> [Exercise brief]: Copy out all lines of the records in which the word "that" appears.

> [Extracted data]:
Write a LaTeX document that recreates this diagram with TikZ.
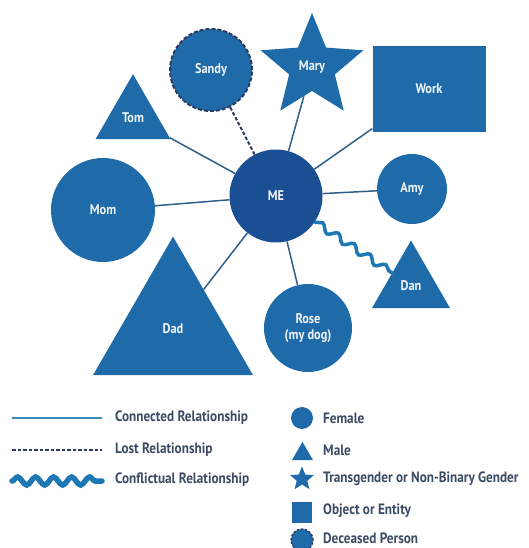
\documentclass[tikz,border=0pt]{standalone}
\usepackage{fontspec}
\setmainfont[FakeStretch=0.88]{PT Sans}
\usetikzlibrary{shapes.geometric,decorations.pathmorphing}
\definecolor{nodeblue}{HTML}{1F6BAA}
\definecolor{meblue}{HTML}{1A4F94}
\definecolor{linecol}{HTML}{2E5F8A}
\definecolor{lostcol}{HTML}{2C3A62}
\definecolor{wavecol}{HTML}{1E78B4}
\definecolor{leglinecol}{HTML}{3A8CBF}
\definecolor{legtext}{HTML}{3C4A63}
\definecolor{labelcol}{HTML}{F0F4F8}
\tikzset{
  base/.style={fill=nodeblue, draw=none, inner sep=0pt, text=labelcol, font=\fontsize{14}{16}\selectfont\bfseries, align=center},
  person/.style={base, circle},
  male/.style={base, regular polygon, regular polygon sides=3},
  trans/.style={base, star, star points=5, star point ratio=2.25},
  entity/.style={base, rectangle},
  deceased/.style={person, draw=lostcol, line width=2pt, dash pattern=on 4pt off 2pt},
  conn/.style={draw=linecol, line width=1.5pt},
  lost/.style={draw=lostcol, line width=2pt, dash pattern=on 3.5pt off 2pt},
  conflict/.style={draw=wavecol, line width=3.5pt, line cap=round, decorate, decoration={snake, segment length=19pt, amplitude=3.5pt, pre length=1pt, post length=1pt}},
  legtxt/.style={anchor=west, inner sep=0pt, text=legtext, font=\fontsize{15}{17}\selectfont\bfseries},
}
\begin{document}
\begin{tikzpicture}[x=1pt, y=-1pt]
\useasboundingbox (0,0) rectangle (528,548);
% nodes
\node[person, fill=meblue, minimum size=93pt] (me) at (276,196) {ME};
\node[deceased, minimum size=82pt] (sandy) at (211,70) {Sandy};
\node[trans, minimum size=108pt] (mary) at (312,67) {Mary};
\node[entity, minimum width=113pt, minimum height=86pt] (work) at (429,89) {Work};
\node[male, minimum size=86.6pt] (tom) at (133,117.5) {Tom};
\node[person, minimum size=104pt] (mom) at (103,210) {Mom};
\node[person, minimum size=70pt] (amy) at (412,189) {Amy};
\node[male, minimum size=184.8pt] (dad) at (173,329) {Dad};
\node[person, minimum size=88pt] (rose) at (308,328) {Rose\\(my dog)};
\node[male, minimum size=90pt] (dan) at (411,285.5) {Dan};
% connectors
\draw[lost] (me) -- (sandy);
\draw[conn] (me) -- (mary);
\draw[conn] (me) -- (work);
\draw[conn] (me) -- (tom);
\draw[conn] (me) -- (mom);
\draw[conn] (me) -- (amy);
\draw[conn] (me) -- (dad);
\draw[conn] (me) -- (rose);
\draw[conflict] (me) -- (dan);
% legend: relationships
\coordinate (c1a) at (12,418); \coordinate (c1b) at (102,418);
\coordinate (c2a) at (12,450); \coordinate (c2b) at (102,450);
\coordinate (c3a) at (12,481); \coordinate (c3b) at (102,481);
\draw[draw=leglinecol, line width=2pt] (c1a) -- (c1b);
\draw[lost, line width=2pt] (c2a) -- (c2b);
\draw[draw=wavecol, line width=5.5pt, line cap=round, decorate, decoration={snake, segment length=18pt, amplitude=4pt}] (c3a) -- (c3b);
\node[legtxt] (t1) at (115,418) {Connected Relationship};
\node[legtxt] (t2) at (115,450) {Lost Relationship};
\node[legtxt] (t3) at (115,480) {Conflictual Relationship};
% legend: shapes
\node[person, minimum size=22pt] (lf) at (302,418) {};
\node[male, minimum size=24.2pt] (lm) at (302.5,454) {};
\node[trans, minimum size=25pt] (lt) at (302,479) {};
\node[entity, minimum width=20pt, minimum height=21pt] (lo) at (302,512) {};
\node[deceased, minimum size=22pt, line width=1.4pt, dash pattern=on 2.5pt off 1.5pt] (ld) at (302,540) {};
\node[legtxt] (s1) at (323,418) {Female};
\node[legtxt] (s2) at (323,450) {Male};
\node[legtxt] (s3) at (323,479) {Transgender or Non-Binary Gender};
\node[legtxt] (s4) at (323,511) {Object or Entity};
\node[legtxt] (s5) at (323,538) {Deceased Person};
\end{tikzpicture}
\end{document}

---

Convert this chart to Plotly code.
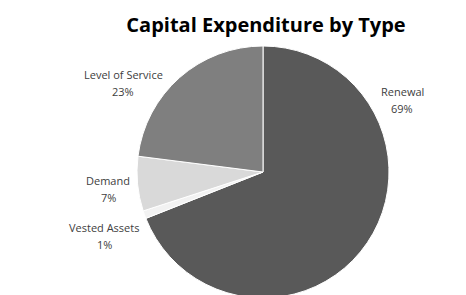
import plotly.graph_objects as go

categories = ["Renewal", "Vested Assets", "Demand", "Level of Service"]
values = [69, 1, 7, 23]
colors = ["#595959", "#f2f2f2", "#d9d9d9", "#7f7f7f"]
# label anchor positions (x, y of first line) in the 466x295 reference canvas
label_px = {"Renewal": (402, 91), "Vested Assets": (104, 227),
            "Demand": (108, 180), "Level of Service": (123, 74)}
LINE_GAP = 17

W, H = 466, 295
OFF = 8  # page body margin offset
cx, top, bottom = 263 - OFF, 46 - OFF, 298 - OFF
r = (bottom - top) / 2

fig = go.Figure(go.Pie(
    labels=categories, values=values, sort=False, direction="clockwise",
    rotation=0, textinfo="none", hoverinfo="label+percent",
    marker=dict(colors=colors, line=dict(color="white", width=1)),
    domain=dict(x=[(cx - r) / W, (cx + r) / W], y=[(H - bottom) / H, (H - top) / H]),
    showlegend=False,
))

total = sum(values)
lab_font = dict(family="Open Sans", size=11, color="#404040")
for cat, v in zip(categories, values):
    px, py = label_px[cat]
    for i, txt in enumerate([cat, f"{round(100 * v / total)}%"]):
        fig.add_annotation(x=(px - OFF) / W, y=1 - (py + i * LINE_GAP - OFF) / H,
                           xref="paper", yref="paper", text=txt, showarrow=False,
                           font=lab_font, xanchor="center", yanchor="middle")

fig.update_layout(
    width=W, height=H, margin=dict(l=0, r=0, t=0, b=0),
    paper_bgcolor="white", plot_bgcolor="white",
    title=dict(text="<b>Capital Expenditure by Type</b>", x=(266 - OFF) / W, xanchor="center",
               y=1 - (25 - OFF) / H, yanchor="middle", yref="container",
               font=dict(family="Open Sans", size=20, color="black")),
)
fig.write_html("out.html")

* * *

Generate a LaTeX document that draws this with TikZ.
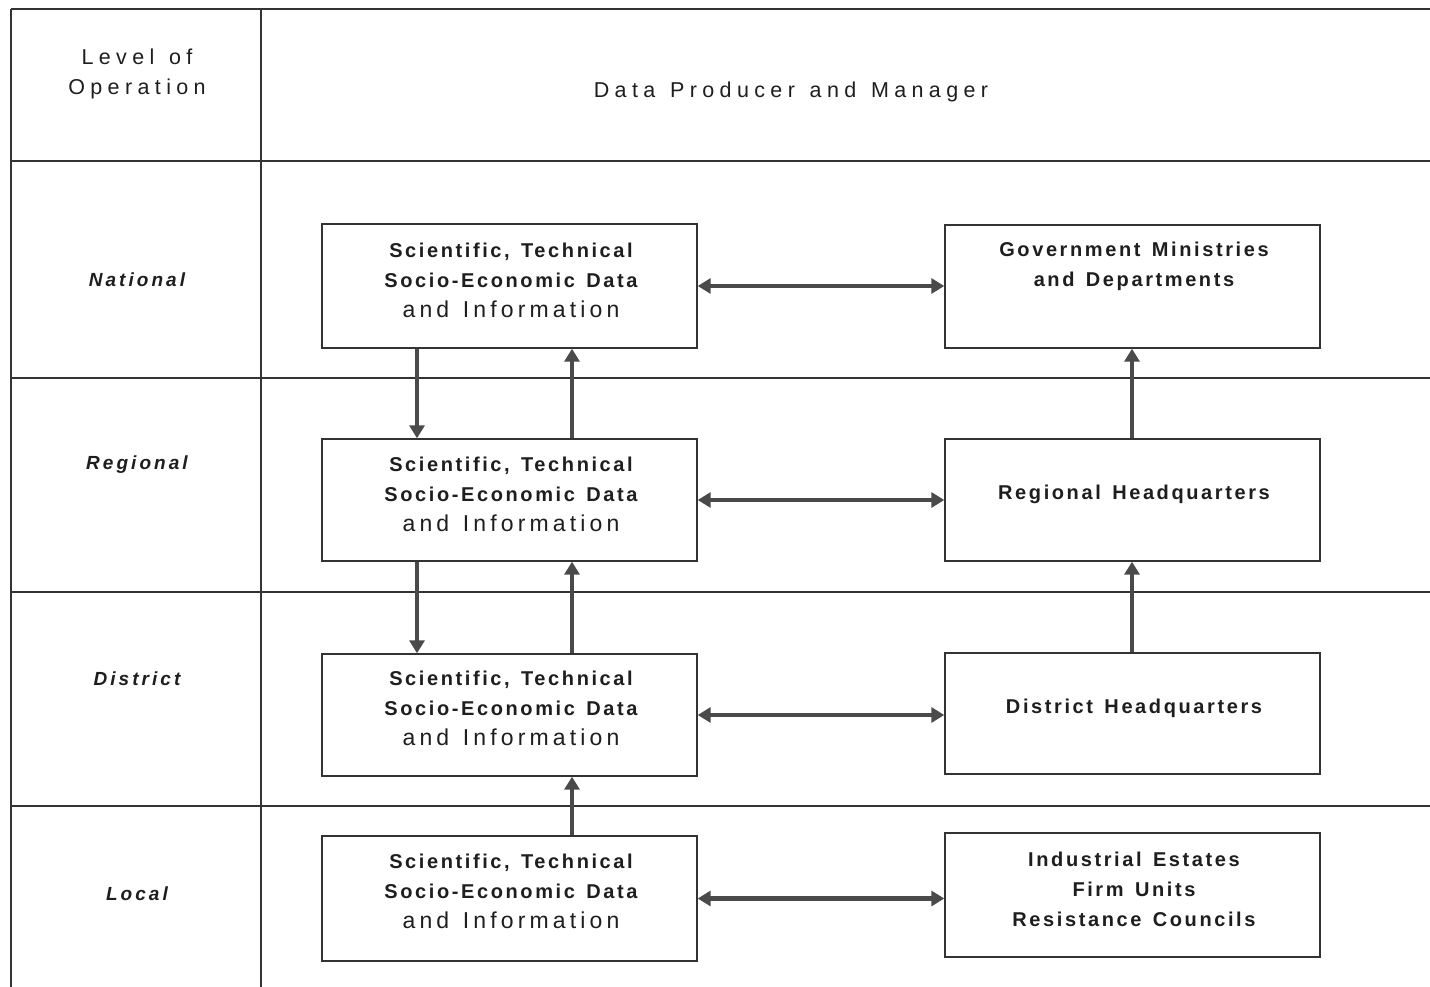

> [Written solution]:
Write a LaTeX document that recreates this diagram with TikZ.
Generate a LaTeX document that draws this with TikZ.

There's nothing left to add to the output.